## Written task:
Extract the data exactly, missing nothing.

● ● ●

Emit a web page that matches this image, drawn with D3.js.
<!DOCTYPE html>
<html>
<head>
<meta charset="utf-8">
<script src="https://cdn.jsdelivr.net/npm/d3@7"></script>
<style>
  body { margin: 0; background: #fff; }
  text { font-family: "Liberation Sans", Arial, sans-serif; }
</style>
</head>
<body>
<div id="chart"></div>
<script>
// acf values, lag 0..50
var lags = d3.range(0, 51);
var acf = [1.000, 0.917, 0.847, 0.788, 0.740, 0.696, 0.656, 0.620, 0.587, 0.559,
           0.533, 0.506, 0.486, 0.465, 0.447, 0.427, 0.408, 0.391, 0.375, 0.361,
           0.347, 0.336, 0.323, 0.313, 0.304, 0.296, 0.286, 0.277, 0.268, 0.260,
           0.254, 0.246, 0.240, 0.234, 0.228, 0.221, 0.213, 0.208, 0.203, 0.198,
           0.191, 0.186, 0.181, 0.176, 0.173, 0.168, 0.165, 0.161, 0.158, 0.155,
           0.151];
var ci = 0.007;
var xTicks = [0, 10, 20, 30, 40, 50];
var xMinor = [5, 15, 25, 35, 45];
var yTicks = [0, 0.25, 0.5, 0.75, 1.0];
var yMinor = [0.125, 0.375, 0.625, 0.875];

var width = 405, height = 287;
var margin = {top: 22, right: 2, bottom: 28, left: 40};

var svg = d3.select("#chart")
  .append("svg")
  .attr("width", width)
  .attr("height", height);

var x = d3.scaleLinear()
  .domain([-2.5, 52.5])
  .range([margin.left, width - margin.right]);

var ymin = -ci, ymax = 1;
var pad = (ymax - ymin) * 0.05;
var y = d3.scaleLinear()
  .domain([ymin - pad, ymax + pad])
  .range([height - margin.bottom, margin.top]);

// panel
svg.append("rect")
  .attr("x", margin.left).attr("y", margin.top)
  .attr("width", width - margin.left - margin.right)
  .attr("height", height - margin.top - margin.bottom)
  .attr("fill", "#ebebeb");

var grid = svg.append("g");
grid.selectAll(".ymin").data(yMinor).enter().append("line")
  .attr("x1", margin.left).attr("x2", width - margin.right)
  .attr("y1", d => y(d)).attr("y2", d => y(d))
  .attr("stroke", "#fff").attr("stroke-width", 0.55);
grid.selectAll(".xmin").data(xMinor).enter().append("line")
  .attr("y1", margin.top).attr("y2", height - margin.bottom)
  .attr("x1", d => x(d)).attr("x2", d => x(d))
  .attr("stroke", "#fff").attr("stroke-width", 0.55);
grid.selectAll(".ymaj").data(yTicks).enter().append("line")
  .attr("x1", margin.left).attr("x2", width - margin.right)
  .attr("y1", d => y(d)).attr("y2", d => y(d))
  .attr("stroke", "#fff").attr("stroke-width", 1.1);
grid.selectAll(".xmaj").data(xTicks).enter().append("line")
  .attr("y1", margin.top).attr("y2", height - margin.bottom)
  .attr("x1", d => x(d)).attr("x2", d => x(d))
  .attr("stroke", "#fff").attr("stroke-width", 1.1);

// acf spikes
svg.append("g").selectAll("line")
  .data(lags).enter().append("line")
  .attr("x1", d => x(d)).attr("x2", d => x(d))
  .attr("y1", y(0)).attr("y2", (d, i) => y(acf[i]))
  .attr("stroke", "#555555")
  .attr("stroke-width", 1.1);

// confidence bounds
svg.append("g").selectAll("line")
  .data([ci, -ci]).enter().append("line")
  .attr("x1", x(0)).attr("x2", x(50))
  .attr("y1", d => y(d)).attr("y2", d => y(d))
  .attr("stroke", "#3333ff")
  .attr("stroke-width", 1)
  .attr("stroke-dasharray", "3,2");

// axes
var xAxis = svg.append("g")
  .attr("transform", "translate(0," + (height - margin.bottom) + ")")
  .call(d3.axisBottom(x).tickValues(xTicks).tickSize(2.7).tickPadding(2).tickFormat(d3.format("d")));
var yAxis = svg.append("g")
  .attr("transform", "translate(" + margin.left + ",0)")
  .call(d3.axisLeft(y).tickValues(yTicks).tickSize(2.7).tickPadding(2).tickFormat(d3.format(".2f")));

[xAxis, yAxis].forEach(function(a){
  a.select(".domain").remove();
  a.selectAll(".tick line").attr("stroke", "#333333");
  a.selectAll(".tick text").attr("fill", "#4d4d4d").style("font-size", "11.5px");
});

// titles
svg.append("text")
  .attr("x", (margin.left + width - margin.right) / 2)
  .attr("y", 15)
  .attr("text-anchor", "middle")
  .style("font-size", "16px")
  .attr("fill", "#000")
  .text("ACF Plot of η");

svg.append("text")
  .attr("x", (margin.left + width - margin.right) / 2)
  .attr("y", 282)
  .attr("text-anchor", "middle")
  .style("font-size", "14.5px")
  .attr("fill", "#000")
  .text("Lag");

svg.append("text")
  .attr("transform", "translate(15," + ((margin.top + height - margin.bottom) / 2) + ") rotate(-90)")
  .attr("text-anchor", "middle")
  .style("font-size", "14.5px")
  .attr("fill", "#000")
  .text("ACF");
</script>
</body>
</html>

● ● ●

## Exercise response:
Emit a web page that matches this image, drawn with D3.js.
<!DOCTYPE html>
<html>
<head>
<meta charset="utf-8">
<script src="https://cdn.jsdelivr.net/npm/d3@7"></script>
<style>
  body { margin: 0; background: #fff; }
  text { font-family: "Liberation Sans", Arial, sans-serif; }
</style>
</head>
<body>
<div id="chart"></div>
<script>
// acf values, lag 0..50
var lags = d3.range(0, 51);
var acf = [1.000, 0.917, 0.847, 0.788, 0.740, 0.696, 0.656, 0.620, 0.587, 0.559,
           0.533, 0.506, 0.486, 0.465, 0.447, 0.427, 0.408, 0.391, 0.375, 0.361,
           0.347, 0.336, 0.323, 0.313, 0.304, 0.296, 0.286, 0.277, 0.268, 0.260,
           0.254, 0.246, 0.240, 0.234, 0.228, 0.221, 0.213, 0.208, 0.203, 0.198,
           0.191, 0.186, 0.181, 0.176, 0.173, 0.168, 0.165, 0.161, 0.158, 0.155,
           0.151];
var ci = 0.007;
var xTicks = [0, 10, 20, 30, 40, 50];
var xMinor = [5, 15, 25, 35, 45];
var yTicks = [0, 0.25, 0.5, 0.75, 1.0];
var yMinor = [0.125, 0.375, 0.625, 0.875];

var width = 405, height = 287;
var margin = {top: 22, right: 2, bottom: 28, left: 40};

var svg = d3.select("#chart")
  .append("svg")
  .attr("width", width)
  .attr("height", height);

var x = d3.scaleLinear()
  .domain([-2.5, 52.5])
  .range([margin.left, width - margin.right]);

var ymin = -ci, ymax = 1;
var pad = (ymax - ymin) * 0.05;
var y = d3.scaleLinear()
  .domain([ymin - pad, ymax + pad])
  .range([height - margin.bottom, margin.top]);

// panel
svg.append("rect")
  .attr("x", margin.left).attr("y", margin.top)
  .attr("width", width - margin.left - margin.right)
  .attr("height", height - margin.top - margin.bottom)
  .attr("fill", "#ebebeb");

var grid = svg.append("g");
grid.selectAll(".ymin").data(yMinor).enter().append("line")
  .attr("x1", margin.left).attr("x2", width - margin.right)
  .attr("y1", d => y(d)).attr("y2", d => y(d))
  .attr("stroke", "#fff").attr("stroke-width", 0.55);
grid.selectAll(".xmin").data(xMinor).enter().append("line")
  .attr("y1", margin.top).attr("y2", height - margin.bottom)
  .attr("x1", d => x(d)).attr("x2", d => x(d))
  .attr("stroke", "#fff").attr("stroke-width", 0.55);
grid.selectAll(".ymaj").data(yTicks).enter().append("line")
  .attr("x1", margin.left).attr("x2", width - margin.right)
  .attr("y1", d => y(d)).attr("y2", d => y(d))
  .attr("stroke", "#fff").attr("stroke-width", 1.1);
grid.selectAll(".xmaj").data(xTicks).enter().append("line")
  .attr("y1", margin.top).attr("y2", height - margin.bottom)
  .attr("x1", d => x(d)).attr("x2", d => x(d))
  .attr("stroke", "#fff").attr("stroke-width", 1.1);

// acf spikes
svg.append("g").selectAll("line")
  .data(lags).enter().append("line")
  .attr("x1", d => x(d)).attr("x2", d => x(d))
  .attr("y1", y(0)).attr("y2", (d, i) => y(acf[i]))
  .attr("stroke", "#555555")
  .attr("stroke-width", 1.1);

// confidence bounds
svg.append("g").selectAll("line")
  .data([ci, -ci]).enter().append("line")
  .attr("x1", x(0)).attr("x2", x(50))
  .attr("y1", d => y(d)).attr("y2", d => y(d))
  .attr("stroke", "#3333ff")
  .attr("stroke-width", 1)
  .attr("stroke-dasharray", "3,2");

// axes
var xAxis = svg.append("g")
  .attr("transform", "translate(0," + (height - margin.bottom) + ")")
  .call(d3.axisBottom(x).tickValues(xTicks).tickSize(2.7).tickPadding(2).tickFormat(d3.format("d")));
var yAxis = svg.append("g")
  .attr("transform", "translate(" + margin.left + ",0)")
  .call(d3.axisLeft(y).tickValues(yTicks).tickSize(2.7).tickPadding(2).tickFormat(d3.format(".2f")));

[xAxis, yAxis].forEach(function(a){
  a.select(".domain").remove();
  a.selectAll(".tick line").attr("stroke", "#333333");
  a.selectAll(".tick text").attr("fill", "#4d4d4d").style("font-size", "11.5px");
});

// titles
svg.append("text")
  .attr("x", (margin.left + width - margin.right) / 2)
  .attr("y", 15)
  .attr("text-anchor", "middle")
  .style("font-size", "16px")
  .attr("fill", "#000")
  .text("ACF Plot of η");

svg.append("text")
  .attr("x", (margin.left + width - margin.right) / 2)
  .attr("y", 282)
  .attr("text-anchor", "middle")
  .style("font-size", "14.5px")
  .attr("fill", "#000")
  .text("Lag");

svg.append("text")
  .attr("transform", "translate(15," + ((margin.top + height - margin.bottom) / 2) + ") rotate(-90)")
  .attr("text-anchor", "middle")
  .style("font-size", "14.5px")
  .attr("fill", "#000")
  .text("ACF");
</script>
</body>
</html>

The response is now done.